Faydang Lobliayao (RPA: Faiv Ntaj Lauj Npliaj Yob, Pahawh: 𖬊𖬲𖬜𖬵 𖬖𖬰𖬩𖬵 𖬄𖬶𖬞 𖬔𖬶𖬨𖬵 𖬒𖬰𖬤; the family name in traditional Hmong is Lo, 1910 – 12 July 1986) was a Hmong leading politician in Laos during the anti-French Colonial Regime war in the period of 1947-1954 and the American Secret War in Indochina in the period of 1955-1975.
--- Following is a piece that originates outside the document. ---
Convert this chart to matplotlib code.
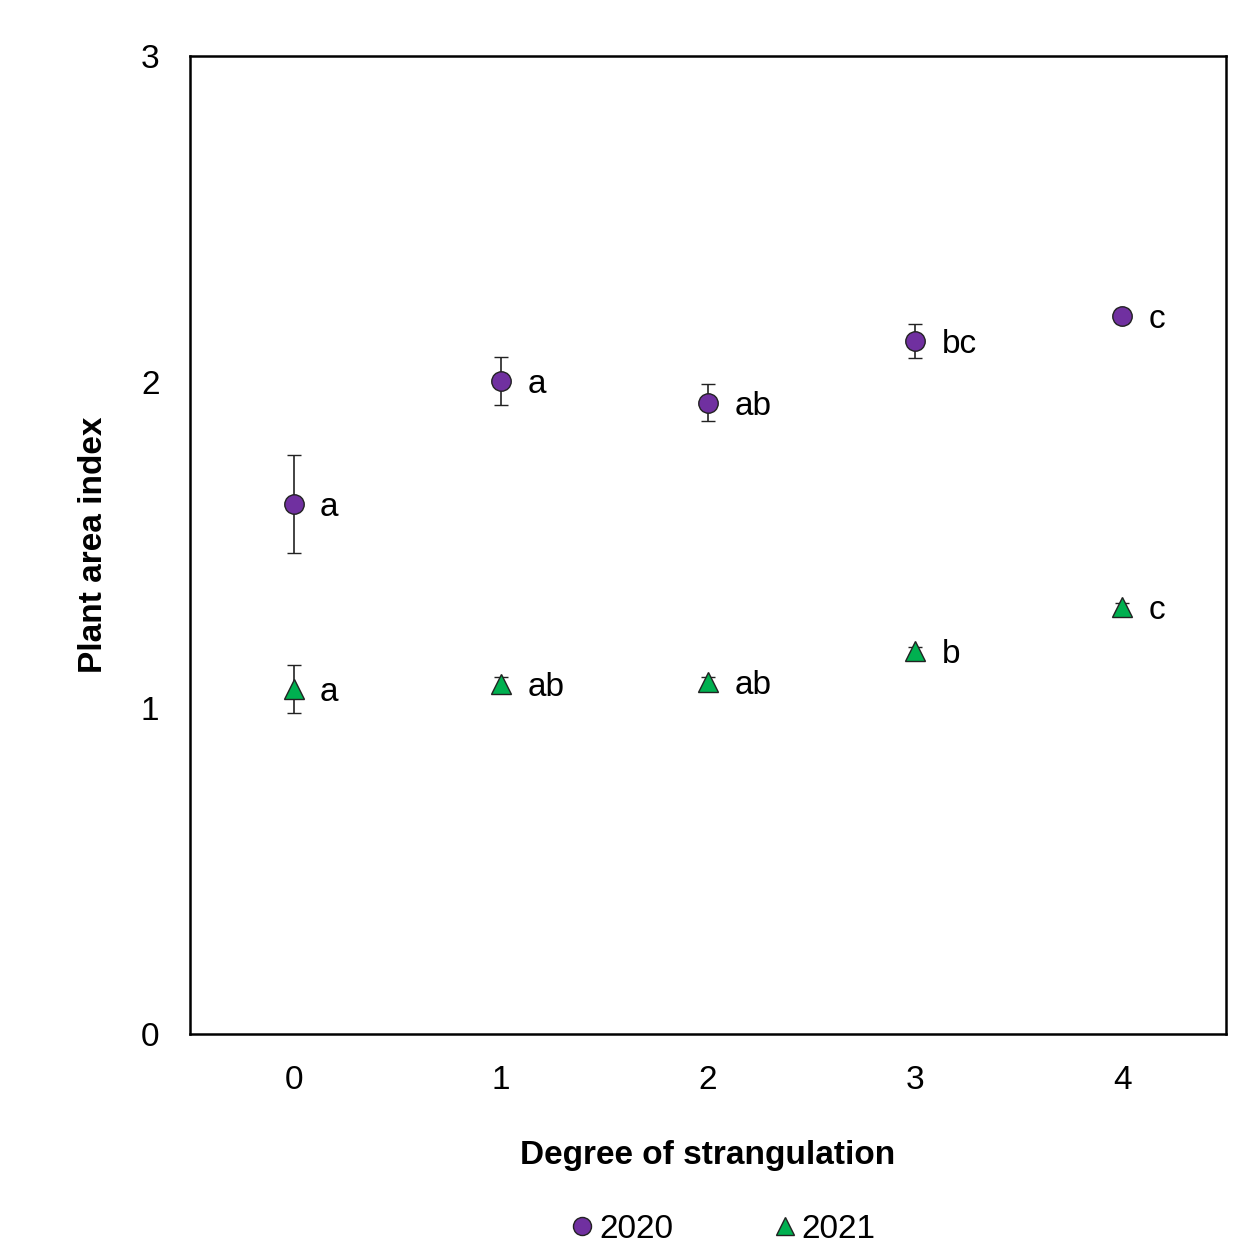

Faydang was the son of Kiatong Lo Bliayao (RPA: Kiabtoom Lauj Npliaj Yob).(This is not a true statement, The Tasseng position was transferred to Faydang's own brother Chong Tou Lo, who was a brother-in-law of Touby Ly Foung. Later, Ly Foung wanted the Taseng position for himself but Faydang disagreed and wanted the position divide into 2 Tasseng for the 2 brothers. Ly Foung disagreed and engaged military against Faydang and Nyiaj Vue Lo). He felt that the leadership position of Tasseng (RPA: Tojxeem) should be passed from his father to him; but instead it was passed to Ly Foung. He petitioned the colonial French government for the position but was denied. He and his fellow clansmen aided the Japanese in their occupation of Indochina for a short period of time between 1944-1945. As late as 1947, he made contact with the Lao Issara, most notably Prince Souphanouvong. He served as Vice President of the Lao Front for National Construction and Vice President of the Supreme People's Assembly.

His younger brother was Nyiaveu Lobliayao, also a member of the Lao People's Revolutionary Party.
Faydang was never a party member. He was recognised as one of the four national heroes of Laos and received a full state funeral. His direct relative (Madam Pany Lobliayao) is currently the vice-president.